» **EXERCISE MATERIAL**:

---

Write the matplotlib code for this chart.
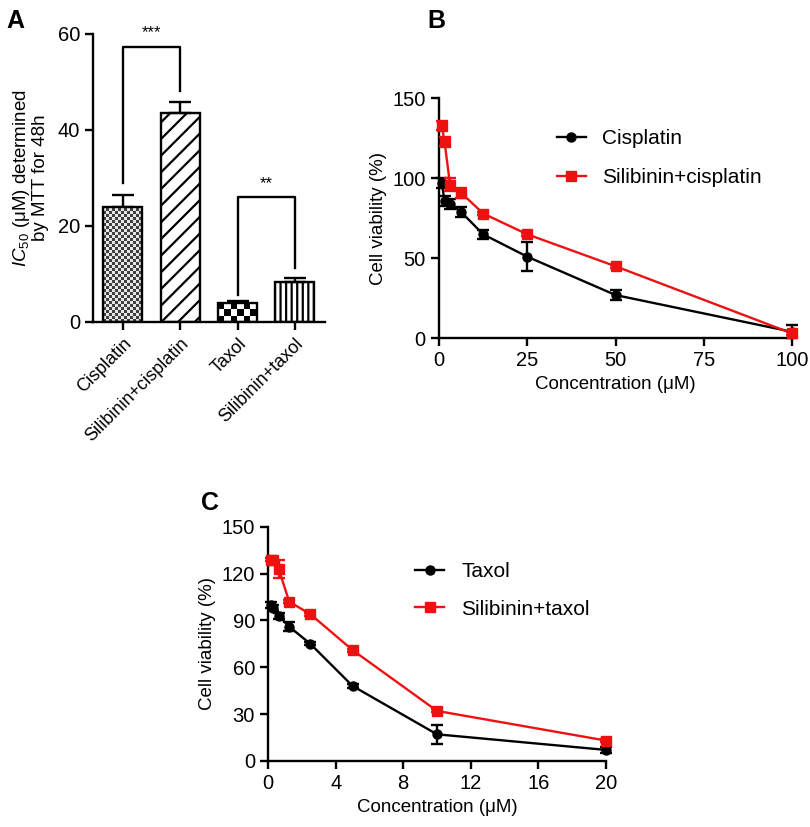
import numpy as np
import matplotlib
matplotlib.use('Agg')
import matplotlib.pyplot as plt

plt.rcParams['font.family'] = ['Liberation Sans', 'DejaVu Sans']
plt.rcParams['mathtext.fontset'] = 'custom'
plt.rcParams['mathtext.rm'] = 'Liberation Sans'
plt.rcParams['mathtext.it'] = 'Liberation Sans:italic'
plt.rcParams['hatch.linewidth'] = 1.6
plt.rcParams['axes.linewidth'] = 1.7

# Panel A: IC50 bars
grupos = ['Cisplatin', 'Silibinin+cisplatin', 'Taxol', 'Silibinin+taxol']
ic50 = [24.0, 43.5, 3.9, 8.3]
ic50_err = [2.5, 2.3, 0.5, 0.9]
# significance brackets: (left bar, right bar, height, left leg end, right leg end, label)
brackets = [(0, 1, 57.3, 29.0, 48.0, '***'), (2, 3, 26.0, 5.6, 11.2, '**')]

# Panel B: cisplatin viability
conc_cis = [0.78, 1.56, 3.125, 6.25, 12.5, 25, 50, 100]
via_cis = [97, 86, 84, 79, 65, 51, 27, 4]
via_cis_err = [3, 3, 3, 3, 3, 9, 3, 4]
via_sil_cis = [133, 123, 96, 91, 78, 65, 45, 3]
via_sil_cis_err = [3, 3, 4, 3, 1, 1, 1, 1]

# Panel C: taxol viability
conc_tax = [0.156, 0.3125, 0.625, 1.25, 2.5, 5, 10, 20]
via_tax = [100, 98, 93, 86, 75, 48, 17, 7]
via_tax_err = [2, 2, 2, 3, 1, 1, 6, 2]
via_sil_tax = [129, 129, 123, 102, 94, 71, 32, 13]
via_sil_tax_err = [1, 1, 6, 1, 1, 1, 1, 1]

ROJO = '#ee1111'
LW = 1.7

fig = plt.figure(figsize=(8.1, 8.27), dpi=100)

# ---------------- A ----------------
axA = fig.add_axes([0.115, 0.611, 0.286, 0.348])
x = np.arange(len(grupos))
ancho = 0.68
hatches = [None, '//', None, '|||']
barras = axA.bar(x, ic50, width=ancho, color='none', edgecolor='black',
                 linewidth=LW, hatch=hatches, zorder=2)
axA.errorbar(x, ic50, yerr=[np.zeros(len(ic50)), ic50_err], fmt='none',
             ecolor='black', elinewidth=LW, capsize=8, capthick=LW, zorder=1)

# checker fills (fine for cisplatin, coarse for taxol)
for i, nx, celda_y in [(0, 13, 0.62), (2, 6, 1.3)]:
    ny = max(int(np.ceil(ic50[i] / celda_y)), 1)
    tablero = (np.indices((ny, nx)).sum(axis=0) % 2).astype(float)
    if i == 0:
        tablero = 0.25 + 0.65 * tablero
    img = axA.imshow(tablero, cmap='gray', vmin=0, vmax=1, aspect='auto',
                     extent=(x[i] - ancho / 2, x[i] + ancho / 2, 0, ny * celda_y),
                     interpolation='nearest', zorder=1.5, origin='lower')
    img.set_clip_path(barras[i])

for izq, der, h, l1, l2, txt in brackets:
    axA.plot([x[izq], x[izq], x[der], x[der]], [l1, h, h, l2], color='black',
             lw=LW, clip_on=False, zorder=3)
    axA.text((x[izq] + x[der]) / 2, h + 1.3, txt, ha='center', va='bottom',
             fontsize=12, clip_on=False)

axA.set_xlim(-0.52, 3.52)
axA.set_ylim(0, 60)
axA.set_yticks([0, 20, 40, 60])
axA.set_xticks(x)
axA.set_xticklabels(grupos, rotation=45, ha='right', rotation_mode='anchor')
axA.tick_params(axis='both', labelsize=14.5, width=LW, length=6)
axA.tick_params(axis='x', labelsize=13)
axA.spines['top'].set_visible(False)
axA.spines['right'].set_visible(False)
axA.set_ylabel('$\\mathit{IC}_{50}$ (μM) determined\nby MTT for 48h', fontsize=13.5,
               linespacing=1.0, labelpad=6)
fig.text(0.008, 0.975, 'A', fontsize=18, fontweight='bold', va='center')

# ---------------- B ----------------
axB = fig.add_axes([0.542, 0.591, 0.436, 0.290])
axB.errorbar(conc_cis, via_cis, yerr=via_cis_err, fmt='none', ecolor='black',
             capsize=4, capthick=LW, elinewidth=LW, clip_on=False, zorder=3)
axB.plot(conc_cis, via_cis, color='black', marker='o', markersize=6.5, lw=LW,
         label='Cisplatin', clip_on=False, zorder=3)
axB.errorbar(conc_cis, via_sil_cis, yerr=via_sil_cis_err, fmt='none', ecolor=ROJO,
             capsize=4, capthick=LW, elinewidth=LW, clip_on=False, zorder=4)
axB.plot(conc_cis, via_sil_cis, color=ROJO, marker='s', markersize=7, lw=LW,
         label='Silibinin+cisplatin', clip_on=False, zorder=4)
axB.set_xlim(0, 100)
axB.set_ylim(0, 150)
axB.set_xticks([0, 25, 50, 75, 100])
axB.set_yticks([0, 50, 100, 150])
axB.set_xlabel('Concentration (μM)', fontsize=13.5)
axB.set_ylabel('Cell viability (%)', fontsize=13.5)
axB.tick_params(axis='both', labelsize=14.5, width=LW, length=6)
axB.spines['top'].set_visible(False)
axB.spines['right'].set_visible(False)
axB.legend(loc='upper left', bbox_to_anchor=(0.28, 0.95), frameon=False,
           fontsize=15, handlelength=1.4, handletextpad=0.8, labelspacing=0.95)
fig.text(0.528, 0.975, 'B', fontsize=18, fontweight='bold', va='center')

# ---------------- C ----------------
axC = fig.add_axes([0.331, 0.080, 0.417, 0.283])
axC.errorbar(conc_tax, via_tax, yerr=via_tax_err, fmt='none', ecolor='black',
             capsize=4, capthick=LW, elinewidth=LW, clip_on=False, zorder=3)
axC.plot(conc_tax, via_tax, color='black', marker='o', markersize=6.5, lw=LW,
         label='Taxol', clip_on=False, zorder=3)
axC.errorbar(conc_tax, via_sil_tax, yerr=via_sil_tax_err, fmt='none', ecolor=ROJO,
             capsize=4, capthick=LW, elinewidth=LW, clip_on=False, zorder=4)
axC.plot(conc_tax, via_sil_tax, color=ROJO, marker='s', markersize=7, lw=LW,
         label='Silibinin+taxol', clip_on=False, zorder=4)
axC.set_xlim(0, 20)
axC.set_ylim(0, 150)
axC.set_xticks([0, 4, 8, 12, 16, 20])
axC.set_yticks([0, 30, 60, 90, 120, 150])
axC.set_xlabel('Concentration (μM)', fontsize=13.5)
axC.set_ylabel('Cell viability (%)', fontsize=13.5)
axC.tick_params(axis='both', labelsize=14.5, width=LW, length=6)
axC.spines['top'].set_visible(False)
axC.spines['right'].set_visible(False)
axC.legend(loc='upper left', bbox_to_anchor=(0.38, 0.93), frameon=False,
           fontsize=15, handlelength=1.4, handletextpad=0.8, labelspacing=0.9)
fig.text(0.248, 0.392, 'C', fontsize=18, fontweight='bold', va='center')

fig.savefig('out.png', dpi=100)
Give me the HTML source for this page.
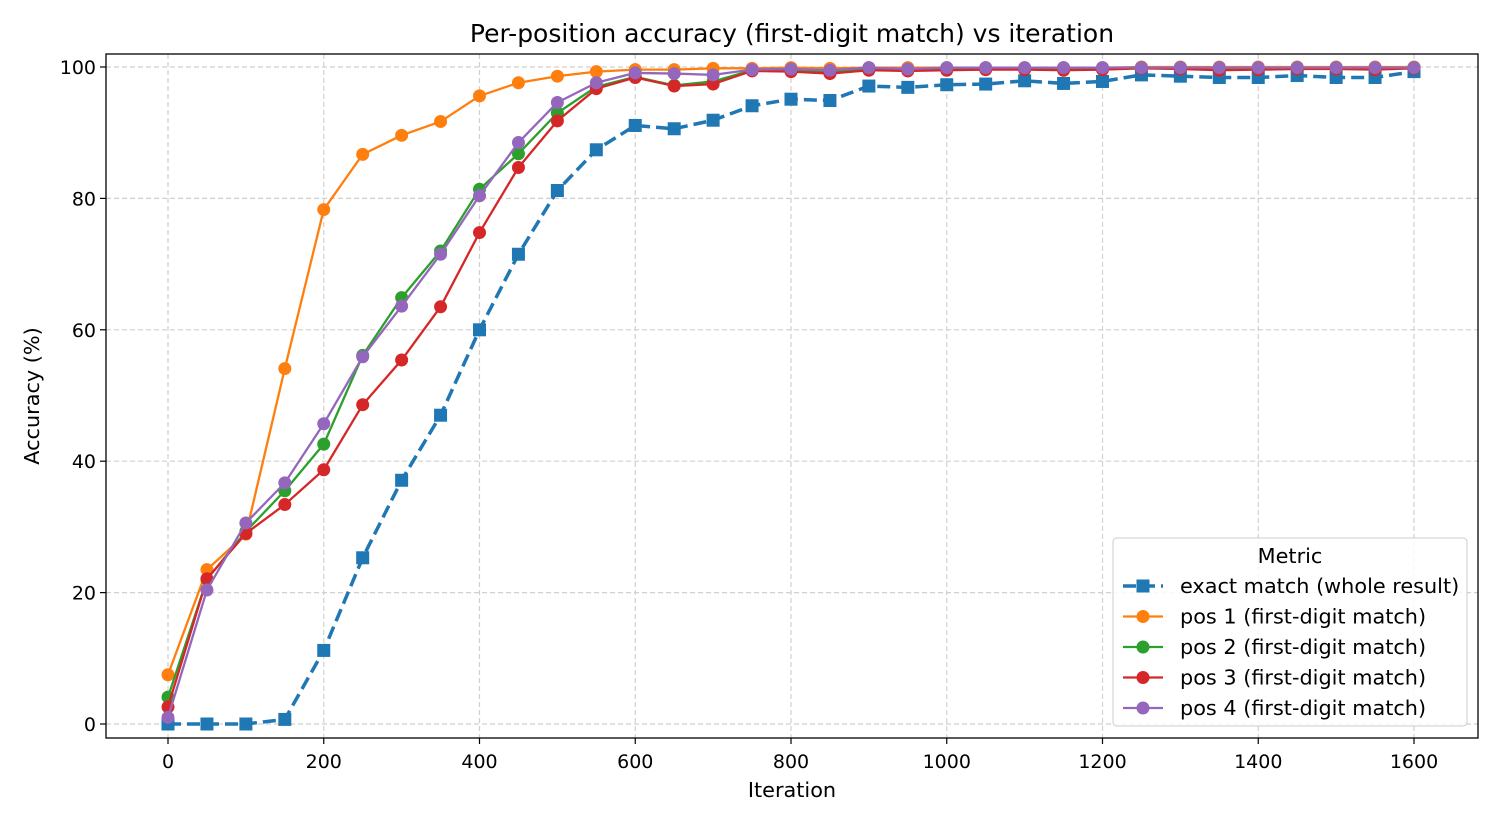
<!DOCTYPE html>
<html><head><meta charset="utf-8"><style>
html,body{margin:0;padding:0;background:#fff}
svg{display:block;font-family:"DejaVu Sans","Liberation Sans",sans-serif}
</style></head><body>
<svg id="chart" width="1500" height="825" xmlns="http://www.w3.org/2000/svg">
<rect width="1500" height="825" fill="#fff"/>
<text x="792" y="42" font-size="25" text-anchor="middle">Per-position accuracy (first-digit match) vs iteration</text>
<g id="grid"></g><g id="axes"></g><g id="series"></g>
<text x="792" y="797" font-size="20.8" text-anchor="middle">Iteration</text>
<text transform="translate(39,396) rotate(-90)" font-size="20.8" text-anchor="middle">Accuracy (%)</text>
<g id="legend"></g>
</svg>
<script>
const iterations=[0,50,100,150,200,250,300,350,400,450,500,550,600,650,700,750,800,850,900,950,1000,1050,1100,1150,1200,1250,1300,1350,1400,1450,1500,1550,1600];
const exactMatch=[0,0,0,0.7,11.2,25.3,37.1,47,60,71.5,81.2,87.4,91.1,90.6,91.9,94.1,95.1,94.9,97.1,96.9,97.3,97.4,97.9,97.5,97.8,98.8,98.6,98.4,98.4,98.7,98.4,98.4,99.3];
const pos1=[7.5,23.5,28.9,54.1,78.3,86.7,89.6,91.7,95.6,97.6,98.6,99.3,99.6,99.6,99.8,99.8,99.9,99.8,99.9,99.9,99.9,99.9,99.9,99.9,99.9,100,100,100,100,100,100,100,100];
const pos2=[4.1,22,29.3,35.5,42.6,56.1,64.9,72,81.4,86.8,93,97,98.5,97.2,97.8,99.5,99.5,99.3,99.6,99.6,99.7,99.8,99.7,99.7,99.8,99.9,99.9,99.8,99.8,99.9,99.9,99.8,99.9];
const pos3=[2.6,22.1,29,33.4,38.7,48.6,55.4,63.5,74.8,84.7,91.8,96.7,98.4,97.1,97.4,99.4,99.3,99,99.5,99.4,99.5,99.6,99.6,99.5,99.6,99.8,99.7,99.5,99.6,99.7,99.7,99.6,99.8];
const pos4=[1,20.4,30.6,36.7,45.7,55.9,63.6,71.5,80.4,88.5,94.6,97.6,99.1,99,98.8,99.6,99.7,99.5,99.9,99.7,99.9,99.9,99.9,99.9,99.9,99.9,99.9,99.9,99.9,99.9,99.9,99.9,99.9];
const xTicks=[0,200,400,600,800,1000,1200,1400,1600];
const yTicks=[0,20,40,60,80,100];
const seriesNames=["exact match (whole result)","pos 1 (first-digit match)","pos 2 (first-digit match)","pos 3 (first-digit match)","pos 4 (first-digit match)"];
const NS="http://www.w3.org/2000/svg";
const L=106,R=1478,T=54,B=738;
function sx(v){return 168+v*(1414-168)/1600;}
function sy(v){return 724-v*(724-67)/100;}
function mk(tag,attrs,parent){const e=document.createElementNS(NS,tag);for(const k in attrs)e.setAttribute(k,attrs[k]);parent.appendChild(e);return e;}
const grid=document.getElementById('grid'),axes=document.getElementById('axes'),ser=document.getElementById('series'),leg=document.getElementById('legend');
xTicks.forEach(t=>{const x=sx(t);
 const g=mk('line',{x1:x,x2:x,y1:T,y2:B,stroke:'#d0d0d0','stroke-width':1.2,'stroke-dasharray':'5,3'},grid);
 
 
 mk('line',{x1:x,x2:x,y1:B,y2:B+6,stroke:'#000','stroke-width':1.2},axes);
 const tx=mk('text',{x:x,y:B+30,'font-size':19,'text-anchor':'middle'},axes);tx.textContent=t;
 
 });
yTicks.forEach(t=>{const y=sy(t);
 const g=mk('line',{x1:L,x2:R,y1:y,y2:y,stroke:'#d0d0d0','stroke-width':1.2,'stroke-dasharray':'5,3'},grid);
 
 
 mk('line',{x1:L-6,x2:L,y1:y,y2:y,stroke:'#000','stroke-width':1.2},axes);
 const tx=mk('text',{x:L-10,y:y+7,'font-size':19,'text-anchor':'end'},axes);tx.textContent=t;
 
 });
const frame=mk('rect',{x:L,y:T,width:R-L,height:B-T,fill:'none',stroke:'#000','stroke-width':1.3},axes);


const allSeries=[exactMatch,pos1,pos2,pos3,pos4];
const colors=['#1f77b4','#ff7f0e','#2ca02c','#d62728','#9467bd'];
const keys=['exact-match','pos-1','pos-2','pos-3','pos-4'];
allSeries.forEach((vals,i)=>{
 const g=mk('g',{},ser);
 
 
 const pts=vals.map((v,j)=>sx(iterations[j])+','+sy(v)).join(' ');
 const line=mk('polyline',{points:pts,fill:'none',stroke:colors[i],'stroke-width':i==0?3.5:2.3,'stroke-dasharray':i==0?'13,6':'none','stroke-linejoin':'round'},g);
 
 
 vals.forEach((v,j)=>{const x=sx(iterations[j]),y=sy(v);let m;
  if(i==0)m=mk('rect',{x:x-6.5,y:y-6.5,width:13,height:13,fill:colors[i]},g);
  else m=mk('circle',{cx:x,cy:y,r:6.5,fill:colors[i]},g);
  
  });
});
const lb=mk('rect',{x:1113,y:538,width:354,height:188,rx:4,fill:'#fff','fill-opacity':0.85,stroke:'#ccc','stroke-width':1},leg);


const lt=mk('text',{x:1290,y:563,'font-size':20.8,'text-anchor':'middle'},leg);lt.textContent='Metric';


seriesNames.forEach((n,i)=>{const y=586+i*30.5;
 const g=mk('g',{},leg);
 
 
 mk('line',{x1:1123,x2:1163,y1:y,y2:y,stroke:colors[i],'stroke-width':i==0?3.5:2.3,'stroke-dasharray':i==0?'13,6':'none'},g);
 if(i==0)mk('rect',{x:1136.5,y:y-6.5,width:13,height:13,fill:colors[i]},g);
 else mk('circle',{cx:1143,cy:y,r:6.5,fill:colors[i]},g);
 const t=mk('text',{x:1180,y:y+7,'font-size':20.8},g);t.textContent=n;});
</script>
</body></html>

---

» **WHAT IS BEING ASKED**:
From the listing above, copy every line that holds the string "matplotlib".

» **RESULT OF THE TASK**:
Write the matplotlib code for this chart.
import matplotlib
matplotlib.use('Agg')
import matplotlib.pyplot as plt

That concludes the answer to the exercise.